“If I do what I do not want to do, I agree that the law is good. As it is, it is no longer I myself who do it. It is sin living in me. I know that good itself does not dwell in me, that is, in my sinful nature. I have the desire to do what is good, but I cannot carry it out. I do not do the good I want to do, but the evil I do not want to do—this I keep on doing. If I do what I do not want to do, it is no longer I who do it, but it is sin living in me that does it. So I find this law at work: Although I want to do good, evil is right there with me.” ~ Romans 7:14-21

I am not my sin.

The Holy Spirit has been revealing this to me, illuminating these truths in stunning ways. I’ve been changing lately—or rather, God has been changing me. A life long struggle with anger has evaporated into thin air, leaving me dumbfounded at the difference.

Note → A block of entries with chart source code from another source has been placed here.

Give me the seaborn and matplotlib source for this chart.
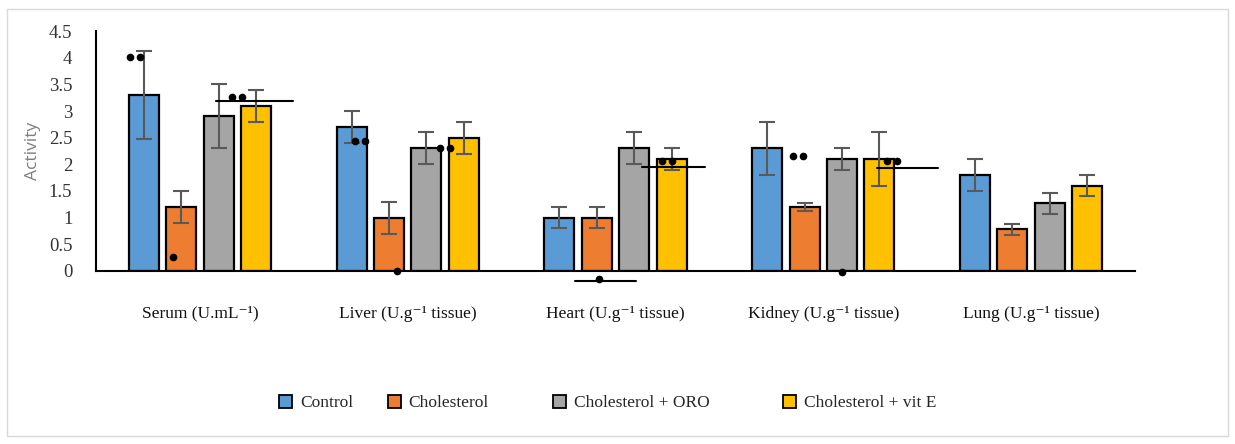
import numpy as np
import pandas as pd
import matplotlib
matplotlib.use("Agg")
import matplotlib.pyplot as plt
import matplotlib.patches as mpatches
import seaborn as sns

# Enzyme activity per tissue and treatment group
tissues = ["Serum (U.mL\u207b\u00b9)", "Liver (U.g\u207b\u00b9 tissue)", "Heart (U.g\u207b\u00b9 tissue)",
           "Kidney (U.g\u207b\u00b9 tissue)", "Lung (U.g\u207b\u00b9 tissue)"]
groups = ["Control", "Cholesterol", "Cholesterol + ORO", "Cholesterol + vit E"]

control = [3.3, 2.7, 1.0, 2.3, 1.8]
cholesterol = [1.2, 1.0, 1.0, 1.2, 0.78]
chol_oro = [2.9, 2.3, 2.3, 2.1, 1.27]
chol_vite = [3.1, 2.5, 2.1, 2.1, 1.6]

control_err = [0.83, 0.3, 0.2, 0.5, 0.3]
cholesterol_err = [0.3, 0.3, 0.2, 0.08, 0.1]
chol_oro_err = [0.6, 0.3, 0.3, 0.2, 0.2]
chol_vite_err = [0.3, 0.3, 0.2, 0.5, 0.2]

colors = ["#5B9BD5", "#ED7D31", "#A5A5A5", "#FFC000"]

# Significance marks (x in category units, y in activity units)
pair_x = [-0.31, 0.18, 0.77, 1.18, 2.25, 2.88, 3.33]
pair_y = [4.02, 3.27, 2.44, 2.31, 2.06, 2.16, 2.06]
dot_x = [-0.13, 0.95, 1.92, 3.09]
dot_y = [0.26, 0.0, -0.15, -0.02]
line_x0 = [0.077, 1.805, 2.13, 3.26]
line_x1 = [0.448, 2.10, 2.43, 3.55]
line_y = [3.19, -0.19, 1.95, 1.93]

# Left edge of each legend entry, as a fraction of the figure width
legend_x = [0.226, 0.314, 0.448, 0.634]

values = [control, cholesterol, chol_oro, chol_vite]
errors = [control_err, cholesterol_err, chol_oro_err, chol_vite_err]
df = pd.DataFrame({
    "tissue": np.tile(tissues, len(groups)),
    "group": np.repeat(groups, len(tissues)),
    "activity": np.concatenate(values),
})

sns.set_style("white")
plt.rcParams["font.family"] = ["Liberation Serif", "DejaVu Serif"]

fig = plt.figure(figsize=(12.35, 4.44), dpi=100)
ax = fig.add_axes([0.0777, 0.39, 0.8413, 0.54])

sns.barplot(data=df, x="tissue", y="activity", hue="group", order=tissues,
            hue_order=groups, palette=colors, errorbar=None, width=0.72,
            gap=0.2, edgecolor="black", linewidth=1.6, saturation=1, ax=ax)

for cont, err in zip(ax.containers, errors):
    xs = [b.get_x() + b.get_width() / 2 for b in cont]
    ys = [b.get_height() for b in cont]
    ax.errorbar(xs, ys, yerr=err, fmt="none", ecolor="#595959", elinewidth=1.5,
                capsize=6, capthick=1.5, zorder=5)

ax.set_ylim(0, 4.5)
ax.set_xlim(-0.5, 4.5)
ax.set_yticks(np.arange(0, 4.51, 0.5))
ax.set_yticklabels(["0", "0.5", "1", "1.5", "2", "2.5", "3", "3.5", "4", "4.5"])
ax.tick_params(axis="y", length=0, pad=17, labelsize=13.5, labelcolor="#333333")
ax.tick_params(axis="x", length=0, pad=25, labelsize=12.5, labelcolor="#111111")
ax.set_xlabel("")
ax.set_ylabel("Activity", family=["Open Sans", "DejaVu Sans"], fontsize=12.5,
              color="#7F7F7F", labelpad=6)
for s in ["top", "right"]:
    ax.spines[s].set_visible(False)
for s in ["left", "bottom"]:
    ax.spines[s].set_color("black")
    ax.spines[s].set_linewidth(1.5)

# double-dot significance marks
for x, y in zip(pair_x, pair_y):
    ax.plot([x - 0.024, x + 0.024], [y, y], "o", color="black", markersize=4.5,
            linestyle="none", clip_on=False, zorder=6)
for x, y in zip(dot_x, dot_y):
    ax.plot(x, y, "o", color="black", markersize=4.5, clip_on=False, zorder=6)
for x0, x1, y in zip(line_x0, line_x1, line_y):
    ax.plot([x0, x1], [y, y], color="black", linewidth=1.5, clip_on=False, zorder=6)

ax.get_legend().remove()
for lx, c, g in zip(legend_x, colors, groups):
    h = mpatches.Patch(facecolor=c, edgecolor="black", linewidth=1.3)
    fig.legend([h], [g], loc="center left", bbox_to_anchor=(lx, 0.092),
               frameon=False, fontsize=12.5, handlelength=0.75, handleheight=0.75,
               handletextpad=0.45, borderpad=0, borderaxespad=0)

fig.patches.append(mpatches.Rectangle((0.006, 0.018), 0.988, 0.962, transform=fig.transFigure,
                                      fill=False, edgecolor="#D9D9D9", linewidth=1))

fig.savefig("out.png", dpi=100, facecolor="white")
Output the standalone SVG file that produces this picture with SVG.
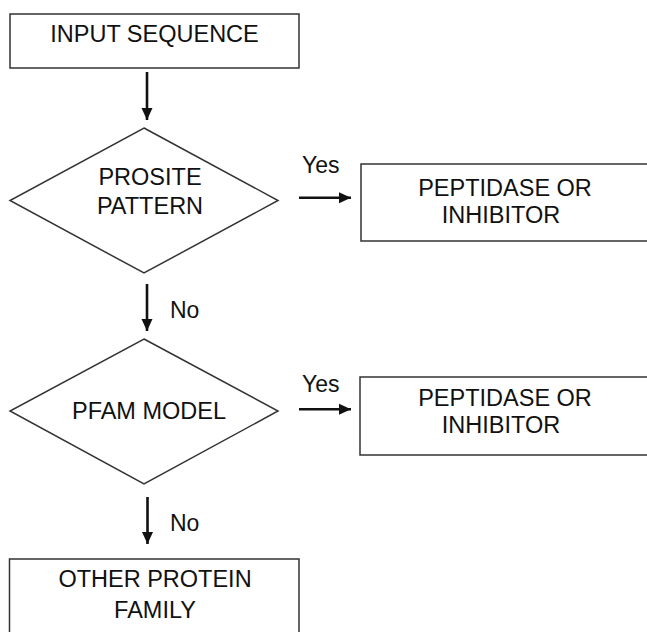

A long time ago, Jesus took aim at my lust, and he won. Since that day (yes, I remember the day it happened) I’ve always wondered why my temper seemed harder to kill than my sexual immorality. Rage has been a monster lurking in my heart for so long that I can’t remember living without it. I generally don’t hold grudges, so smoldering anger isn’t my issue. Explosive anger is. Or was. Like I said, I’ve been changing.

A huge part of this transformation stems from the revelation that I am not my sin. And my sin isn’t even a genuine part of me—that is, part of my true, redeemed self. It’s woven hopelessly into every fibre of my flesh, true–but my flesh isn’t me either. My new self is “created to be like God in true righteousness and holiness” (Ephesians 4:22-24). When I fly off the handle, that’s not me. It’s a violation of my identity. I see that now, praise God. Because for years and years, I thought it was me. That I was an angry person. That anger was in my DNA. But it isn’t. I’m a new creation, I’m like Jesus, and that’s truer about me than my struggles and weaknesses are.

You’ll never fully appreciate how amazing this is, but I haven’t lost my temper in weeks. I’ve felt my temper rise in tiny bubbles, sure—but it’s different. I know words are going to fail me here, but I can feel a keen difference in my experience of anger. It’s now like some foreign ick, a dark psychic jellyfish, is trying to take over. I can feel, for the first time, that something other than me, different than me, alien to me, and distinctly NOT me, is trying to hijack me.

Knowing that it’s the sin IN me, the evil right there WITH me that’s the problem—not the true me, per se—has been beyond huge. For one thing, it’s infinitely easier to comprehend defeating a parasitic THING than something written into my nature. Compare the notion of removing a big cyst vs. defeating your blood type, and you get the idea.

I can also feel the truth that to give in to this… THING… within me when it rears its ugly head would mean violating who I am. It would be out of character. Because I am not an angry person. “Let your gentleness be evident to all,” Paul writes (Philippians 4:5), and that’s good news. MY gentleness. The gentleness written into my DNA. The stuff that truly defines me.

I’m learning that resisting temptation on the basis of morality—right, wrong, do’s, don’ts—is a difficult road. It’s far easier to resist an evil when you see a moral lapse as a violation of your identity. Much of our proneness to sin, I’m finding, is due to a chronic identity crisis.

On the other hand, I’m becoming more and more like Jesus, so giving in to him and letting him express himself in my soul, leaving his mark…

Is so me.

So instead of rage, I feel calm. And I think, “Now THIS is who I am. I love this.” I can say without pride, “I love who I am,” because who I am is a child of God created in his image, one with Jesus Christ, redeemed by his blood, holy in his sight, loved, treasured, lavished on, transformed, renewed, and a chip off the old block.

I still sin regularly, true… but that’s not me.

It’s just not.

We often speak of establishing a moral compass in ourselves and others. Traditionally, we’ve tried to do this with a list of rights and wrongs, do’s and don’ts. But a compass isn’t a list of instructions. A compass is pulled in the right direction by forces stronger than our confusion. The most powerful moral compass in the universe is our identity in Christ.